The campaign to get more shoppers to buy local, thereby sending more tax revenue to City Hall, comes after the city got stuck with a slow first quarter.
Unemployment rates remain high and real estate values low; and weak consumer confidence and tight credit have contributed to a slowing in overall spending, city officials said.
That in turn has hurt city revenues, with Financial Services Director Bill Yeomans recommending a $2.7-million reduction to the city’s sales tax forecast.
“[It] reflects the weakness in the general economy during the recession,” he said. “For example, Los Angeles County as a whole was down in sales tax 20%.”
Holiday sales represent 30% of annual sales tax revenue, with one cent of every dollar contributing to the city’s coffers, he added.
But despite the city campaign, the outlook for holiday spending remains bleak.
Americans expect to spend nearly $640 on Christmas gifts, equal to record lows from November and December 2008, according to a Gallup poll released Monday.
Holiday retail industry sales are expected to decline by 1% to $437.6 billion, significantly below the 10-year average of 3.39% seasonal growth, the National Retail Federation’s forecast shows.
Malls and shopping centers are offering deals and giveaways to bring hesitant buyers through their doors, including free gift cards, complimentary services like gift wrapping and snacks, and giveaways of laptops and iPods.
Target began its campaign early, with gifts below $15 and clothing from designers’ collections for less than $25.

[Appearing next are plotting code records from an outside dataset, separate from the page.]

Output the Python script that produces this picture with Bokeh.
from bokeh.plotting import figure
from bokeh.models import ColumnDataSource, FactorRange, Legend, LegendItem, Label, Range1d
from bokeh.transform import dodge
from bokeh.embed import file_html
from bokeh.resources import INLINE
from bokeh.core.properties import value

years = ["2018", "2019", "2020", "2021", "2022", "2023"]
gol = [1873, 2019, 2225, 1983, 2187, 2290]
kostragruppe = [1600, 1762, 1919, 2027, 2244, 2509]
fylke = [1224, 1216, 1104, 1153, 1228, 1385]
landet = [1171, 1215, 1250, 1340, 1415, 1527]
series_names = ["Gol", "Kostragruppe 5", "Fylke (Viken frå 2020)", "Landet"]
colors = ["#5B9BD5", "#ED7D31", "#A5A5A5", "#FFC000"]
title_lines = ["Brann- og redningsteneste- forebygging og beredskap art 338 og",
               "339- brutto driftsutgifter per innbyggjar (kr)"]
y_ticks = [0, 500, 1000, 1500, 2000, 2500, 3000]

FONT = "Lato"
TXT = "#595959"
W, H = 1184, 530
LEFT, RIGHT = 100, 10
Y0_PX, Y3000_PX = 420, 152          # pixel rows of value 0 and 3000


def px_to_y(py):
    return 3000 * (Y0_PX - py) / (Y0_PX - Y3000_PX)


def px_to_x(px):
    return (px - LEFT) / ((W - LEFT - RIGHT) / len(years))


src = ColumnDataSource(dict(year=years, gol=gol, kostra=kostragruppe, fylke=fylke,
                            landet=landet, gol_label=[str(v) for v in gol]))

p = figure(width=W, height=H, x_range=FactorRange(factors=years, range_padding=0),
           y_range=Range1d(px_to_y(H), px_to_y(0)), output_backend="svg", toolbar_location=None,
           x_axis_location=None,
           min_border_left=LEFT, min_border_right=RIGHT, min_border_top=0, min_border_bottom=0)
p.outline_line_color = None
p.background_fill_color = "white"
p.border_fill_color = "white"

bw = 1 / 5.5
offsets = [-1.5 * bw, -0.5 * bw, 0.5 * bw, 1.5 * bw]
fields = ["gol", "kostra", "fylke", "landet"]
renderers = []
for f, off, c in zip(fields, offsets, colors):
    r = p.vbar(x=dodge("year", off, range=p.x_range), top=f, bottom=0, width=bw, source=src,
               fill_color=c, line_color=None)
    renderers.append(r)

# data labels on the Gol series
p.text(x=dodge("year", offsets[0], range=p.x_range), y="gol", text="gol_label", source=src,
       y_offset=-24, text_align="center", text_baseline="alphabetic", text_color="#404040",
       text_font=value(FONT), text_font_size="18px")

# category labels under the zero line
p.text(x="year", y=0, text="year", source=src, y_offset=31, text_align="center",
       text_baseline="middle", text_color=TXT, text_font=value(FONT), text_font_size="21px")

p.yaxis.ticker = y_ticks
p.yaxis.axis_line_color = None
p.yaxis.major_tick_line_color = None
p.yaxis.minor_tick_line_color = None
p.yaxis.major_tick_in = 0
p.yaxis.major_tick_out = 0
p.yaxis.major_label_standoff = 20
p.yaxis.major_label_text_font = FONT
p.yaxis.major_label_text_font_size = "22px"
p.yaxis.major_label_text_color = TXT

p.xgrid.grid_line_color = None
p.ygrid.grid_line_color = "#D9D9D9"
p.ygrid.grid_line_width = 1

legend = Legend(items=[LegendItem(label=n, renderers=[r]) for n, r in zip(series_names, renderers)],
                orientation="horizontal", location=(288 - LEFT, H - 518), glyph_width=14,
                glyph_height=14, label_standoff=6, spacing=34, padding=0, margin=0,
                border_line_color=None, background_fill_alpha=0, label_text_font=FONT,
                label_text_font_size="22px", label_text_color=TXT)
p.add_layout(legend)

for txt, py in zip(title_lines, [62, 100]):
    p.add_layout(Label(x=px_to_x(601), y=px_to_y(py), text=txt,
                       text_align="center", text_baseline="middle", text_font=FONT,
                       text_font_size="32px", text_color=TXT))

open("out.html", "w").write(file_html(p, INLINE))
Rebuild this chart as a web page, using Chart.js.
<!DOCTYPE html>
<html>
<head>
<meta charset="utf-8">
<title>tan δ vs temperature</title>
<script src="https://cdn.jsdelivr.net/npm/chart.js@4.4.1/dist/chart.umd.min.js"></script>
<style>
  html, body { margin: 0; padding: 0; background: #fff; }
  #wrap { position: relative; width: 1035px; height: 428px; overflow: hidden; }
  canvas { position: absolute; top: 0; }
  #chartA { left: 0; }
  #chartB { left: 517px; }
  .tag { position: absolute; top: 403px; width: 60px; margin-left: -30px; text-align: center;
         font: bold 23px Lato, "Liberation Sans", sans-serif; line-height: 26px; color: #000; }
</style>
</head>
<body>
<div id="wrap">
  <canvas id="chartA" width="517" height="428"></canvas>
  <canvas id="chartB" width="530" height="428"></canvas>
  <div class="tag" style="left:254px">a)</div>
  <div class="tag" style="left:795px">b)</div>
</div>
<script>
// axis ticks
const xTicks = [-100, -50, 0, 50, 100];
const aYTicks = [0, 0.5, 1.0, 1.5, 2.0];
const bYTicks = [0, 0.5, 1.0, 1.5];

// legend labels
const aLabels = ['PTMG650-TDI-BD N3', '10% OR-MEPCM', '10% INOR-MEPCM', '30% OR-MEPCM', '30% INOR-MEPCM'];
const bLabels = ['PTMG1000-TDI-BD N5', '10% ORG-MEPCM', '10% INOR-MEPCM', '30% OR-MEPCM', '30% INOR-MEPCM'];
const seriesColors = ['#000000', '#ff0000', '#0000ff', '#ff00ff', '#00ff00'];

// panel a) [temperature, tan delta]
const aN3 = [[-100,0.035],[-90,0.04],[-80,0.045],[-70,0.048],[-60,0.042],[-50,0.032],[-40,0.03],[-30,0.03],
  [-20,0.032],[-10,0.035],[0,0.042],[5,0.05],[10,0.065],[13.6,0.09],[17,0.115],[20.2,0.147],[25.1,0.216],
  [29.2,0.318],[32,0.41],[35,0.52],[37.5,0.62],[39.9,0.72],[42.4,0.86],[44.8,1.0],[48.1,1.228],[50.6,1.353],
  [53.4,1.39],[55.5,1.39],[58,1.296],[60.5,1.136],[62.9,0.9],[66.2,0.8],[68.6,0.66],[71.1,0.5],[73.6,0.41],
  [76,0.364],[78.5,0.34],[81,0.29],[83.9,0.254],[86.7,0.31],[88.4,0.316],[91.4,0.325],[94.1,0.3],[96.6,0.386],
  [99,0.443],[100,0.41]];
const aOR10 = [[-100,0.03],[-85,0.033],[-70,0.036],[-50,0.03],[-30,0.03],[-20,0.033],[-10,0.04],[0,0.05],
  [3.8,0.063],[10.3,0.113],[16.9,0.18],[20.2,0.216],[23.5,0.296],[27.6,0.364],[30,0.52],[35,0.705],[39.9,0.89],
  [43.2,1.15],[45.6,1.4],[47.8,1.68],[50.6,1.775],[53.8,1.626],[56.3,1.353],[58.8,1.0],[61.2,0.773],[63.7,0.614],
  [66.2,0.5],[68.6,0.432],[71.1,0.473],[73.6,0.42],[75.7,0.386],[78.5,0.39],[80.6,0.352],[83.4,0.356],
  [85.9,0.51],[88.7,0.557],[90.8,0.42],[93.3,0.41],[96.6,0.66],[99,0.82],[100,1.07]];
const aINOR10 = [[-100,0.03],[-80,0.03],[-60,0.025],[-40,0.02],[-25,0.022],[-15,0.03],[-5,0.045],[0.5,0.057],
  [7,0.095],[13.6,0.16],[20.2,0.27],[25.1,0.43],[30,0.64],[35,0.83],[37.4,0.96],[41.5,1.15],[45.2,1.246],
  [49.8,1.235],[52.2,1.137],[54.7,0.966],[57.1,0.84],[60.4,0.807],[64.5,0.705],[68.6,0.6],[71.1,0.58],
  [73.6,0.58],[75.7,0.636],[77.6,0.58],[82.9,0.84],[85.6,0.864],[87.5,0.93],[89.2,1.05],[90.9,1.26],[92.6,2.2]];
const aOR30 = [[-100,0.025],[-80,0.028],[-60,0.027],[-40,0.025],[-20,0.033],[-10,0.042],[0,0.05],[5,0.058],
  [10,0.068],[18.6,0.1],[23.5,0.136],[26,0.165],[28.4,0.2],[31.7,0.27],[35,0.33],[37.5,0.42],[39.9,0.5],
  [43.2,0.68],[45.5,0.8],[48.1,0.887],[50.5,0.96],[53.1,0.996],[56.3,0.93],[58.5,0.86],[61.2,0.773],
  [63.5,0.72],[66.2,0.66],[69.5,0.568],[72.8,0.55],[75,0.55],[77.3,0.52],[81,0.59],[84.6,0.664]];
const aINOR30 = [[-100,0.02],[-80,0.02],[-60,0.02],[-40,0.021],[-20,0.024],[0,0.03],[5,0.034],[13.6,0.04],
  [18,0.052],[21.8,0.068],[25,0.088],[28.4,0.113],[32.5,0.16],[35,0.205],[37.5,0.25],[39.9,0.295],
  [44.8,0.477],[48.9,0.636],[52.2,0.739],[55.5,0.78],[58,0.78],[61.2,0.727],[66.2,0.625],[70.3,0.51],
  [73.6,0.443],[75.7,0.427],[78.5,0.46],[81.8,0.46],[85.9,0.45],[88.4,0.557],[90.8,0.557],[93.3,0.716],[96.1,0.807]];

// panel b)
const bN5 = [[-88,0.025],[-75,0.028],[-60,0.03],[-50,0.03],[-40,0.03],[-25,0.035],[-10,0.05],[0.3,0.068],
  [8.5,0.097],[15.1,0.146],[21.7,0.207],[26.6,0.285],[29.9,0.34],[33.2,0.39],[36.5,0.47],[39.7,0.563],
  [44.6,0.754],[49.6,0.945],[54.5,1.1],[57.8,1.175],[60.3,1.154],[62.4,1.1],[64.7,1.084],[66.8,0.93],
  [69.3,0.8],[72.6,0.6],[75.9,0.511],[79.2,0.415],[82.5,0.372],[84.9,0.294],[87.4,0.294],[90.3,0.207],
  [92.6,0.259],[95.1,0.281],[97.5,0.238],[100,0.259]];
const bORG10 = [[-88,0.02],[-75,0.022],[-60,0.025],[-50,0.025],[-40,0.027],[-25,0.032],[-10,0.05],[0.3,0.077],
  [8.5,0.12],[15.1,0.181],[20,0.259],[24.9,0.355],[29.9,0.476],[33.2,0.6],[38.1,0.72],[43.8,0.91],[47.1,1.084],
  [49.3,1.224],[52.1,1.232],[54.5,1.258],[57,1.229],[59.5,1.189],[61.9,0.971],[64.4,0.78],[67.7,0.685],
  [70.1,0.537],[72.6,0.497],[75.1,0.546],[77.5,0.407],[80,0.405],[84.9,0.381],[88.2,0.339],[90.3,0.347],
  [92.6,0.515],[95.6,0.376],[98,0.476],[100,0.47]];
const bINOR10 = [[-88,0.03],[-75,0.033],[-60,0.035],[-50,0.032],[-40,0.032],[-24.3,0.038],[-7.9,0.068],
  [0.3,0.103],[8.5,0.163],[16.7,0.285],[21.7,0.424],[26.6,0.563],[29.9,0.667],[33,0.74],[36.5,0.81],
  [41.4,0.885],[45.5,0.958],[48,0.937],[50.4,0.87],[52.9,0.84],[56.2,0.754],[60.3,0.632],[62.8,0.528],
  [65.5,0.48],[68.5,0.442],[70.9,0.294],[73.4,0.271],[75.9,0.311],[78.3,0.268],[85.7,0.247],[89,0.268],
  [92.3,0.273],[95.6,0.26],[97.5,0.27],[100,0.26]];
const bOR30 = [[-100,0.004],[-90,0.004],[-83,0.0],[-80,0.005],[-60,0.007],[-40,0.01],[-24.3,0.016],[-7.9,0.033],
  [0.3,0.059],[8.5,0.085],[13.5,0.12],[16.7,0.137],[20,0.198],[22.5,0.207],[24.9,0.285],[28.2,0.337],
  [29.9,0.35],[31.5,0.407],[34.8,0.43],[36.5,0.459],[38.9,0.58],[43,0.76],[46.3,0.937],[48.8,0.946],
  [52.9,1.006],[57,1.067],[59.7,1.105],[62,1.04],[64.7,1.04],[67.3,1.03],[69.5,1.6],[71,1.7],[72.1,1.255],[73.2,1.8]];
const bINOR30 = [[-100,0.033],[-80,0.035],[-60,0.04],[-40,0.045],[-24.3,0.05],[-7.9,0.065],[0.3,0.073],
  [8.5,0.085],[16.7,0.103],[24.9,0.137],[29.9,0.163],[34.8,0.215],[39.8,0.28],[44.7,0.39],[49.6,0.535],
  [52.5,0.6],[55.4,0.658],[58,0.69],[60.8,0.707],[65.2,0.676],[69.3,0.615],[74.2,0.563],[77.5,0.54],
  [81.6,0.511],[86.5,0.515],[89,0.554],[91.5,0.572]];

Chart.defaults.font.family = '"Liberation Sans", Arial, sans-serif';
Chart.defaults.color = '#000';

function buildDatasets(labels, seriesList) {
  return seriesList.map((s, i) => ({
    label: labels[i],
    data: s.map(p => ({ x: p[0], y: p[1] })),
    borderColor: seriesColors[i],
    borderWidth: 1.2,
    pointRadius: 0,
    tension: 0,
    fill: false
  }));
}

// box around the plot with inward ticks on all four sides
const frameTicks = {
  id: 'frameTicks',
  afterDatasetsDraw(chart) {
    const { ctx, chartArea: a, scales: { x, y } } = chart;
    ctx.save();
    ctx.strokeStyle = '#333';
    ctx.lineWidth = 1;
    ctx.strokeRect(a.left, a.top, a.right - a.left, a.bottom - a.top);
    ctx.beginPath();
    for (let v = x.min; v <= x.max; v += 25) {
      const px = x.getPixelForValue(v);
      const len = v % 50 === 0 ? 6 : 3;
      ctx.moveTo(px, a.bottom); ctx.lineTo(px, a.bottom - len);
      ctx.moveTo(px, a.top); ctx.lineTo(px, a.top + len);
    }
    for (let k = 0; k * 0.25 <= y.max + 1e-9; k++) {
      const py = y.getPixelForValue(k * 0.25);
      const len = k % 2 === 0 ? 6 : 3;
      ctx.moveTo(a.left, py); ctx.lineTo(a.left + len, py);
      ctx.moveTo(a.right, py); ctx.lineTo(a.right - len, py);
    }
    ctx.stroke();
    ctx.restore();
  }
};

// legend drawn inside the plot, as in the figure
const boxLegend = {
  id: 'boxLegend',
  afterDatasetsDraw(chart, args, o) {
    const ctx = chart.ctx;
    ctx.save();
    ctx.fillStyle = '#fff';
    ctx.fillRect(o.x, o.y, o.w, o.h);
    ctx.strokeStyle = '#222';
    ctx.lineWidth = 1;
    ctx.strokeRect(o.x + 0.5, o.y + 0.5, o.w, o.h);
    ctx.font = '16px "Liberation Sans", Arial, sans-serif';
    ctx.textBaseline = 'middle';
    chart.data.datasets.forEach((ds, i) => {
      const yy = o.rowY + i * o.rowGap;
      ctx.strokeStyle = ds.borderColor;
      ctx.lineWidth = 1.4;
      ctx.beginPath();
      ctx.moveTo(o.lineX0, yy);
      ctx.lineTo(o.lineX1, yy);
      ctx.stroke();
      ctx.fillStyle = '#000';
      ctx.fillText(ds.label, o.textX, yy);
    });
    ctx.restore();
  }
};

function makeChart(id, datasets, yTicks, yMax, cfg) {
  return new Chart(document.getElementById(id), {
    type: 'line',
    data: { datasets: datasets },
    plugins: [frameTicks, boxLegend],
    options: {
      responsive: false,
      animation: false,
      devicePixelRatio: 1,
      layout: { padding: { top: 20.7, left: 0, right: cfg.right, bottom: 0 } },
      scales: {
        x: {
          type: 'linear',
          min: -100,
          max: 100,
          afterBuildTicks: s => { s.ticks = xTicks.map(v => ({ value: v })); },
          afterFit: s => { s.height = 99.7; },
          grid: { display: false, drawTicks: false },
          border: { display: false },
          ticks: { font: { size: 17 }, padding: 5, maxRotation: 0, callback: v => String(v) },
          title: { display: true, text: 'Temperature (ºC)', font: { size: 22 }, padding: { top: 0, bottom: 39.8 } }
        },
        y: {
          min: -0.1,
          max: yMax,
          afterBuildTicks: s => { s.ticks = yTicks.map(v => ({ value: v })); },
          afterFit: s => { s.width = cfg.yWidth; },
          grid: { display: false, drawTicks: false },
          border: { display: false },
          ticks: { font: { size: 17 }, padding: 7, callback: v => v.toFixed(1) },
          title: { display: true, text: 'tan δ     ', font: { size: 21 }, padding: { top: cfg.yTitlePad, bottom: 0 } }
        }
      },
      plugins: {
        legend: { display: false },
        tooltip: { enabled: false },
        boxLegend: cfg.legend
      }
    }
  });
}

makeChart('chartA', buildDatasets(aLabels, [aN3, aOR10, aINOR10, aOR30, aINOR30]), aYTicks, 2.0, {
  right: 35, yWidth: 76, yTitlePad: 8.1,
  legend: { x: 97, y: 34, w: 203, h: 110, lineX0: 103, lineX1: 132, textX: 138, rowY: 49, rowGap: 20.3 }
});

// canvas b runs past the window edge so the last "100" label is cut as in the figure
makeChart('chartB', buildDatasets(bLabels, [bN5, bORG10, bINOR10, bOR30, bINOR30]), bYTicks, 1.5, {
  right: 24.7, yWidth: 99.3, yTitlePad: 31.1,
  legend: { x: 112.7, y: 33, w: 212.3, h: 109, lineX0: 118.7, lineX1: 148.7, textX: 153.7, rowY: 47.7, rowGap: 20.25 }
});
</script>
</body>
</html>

The mega-store at Empire Center also put forth a low-price promise: They’ll match locally advertised prices from competitors.
And Toys “R” Us announced what it’s calling one of the biggest toy sales ever: 6,000 toys for less than $10.
“The merchants understand what they need to do,” Faulk said.
He added that those participating in Shop Burbank “feel that someone is advocating on their behalf.”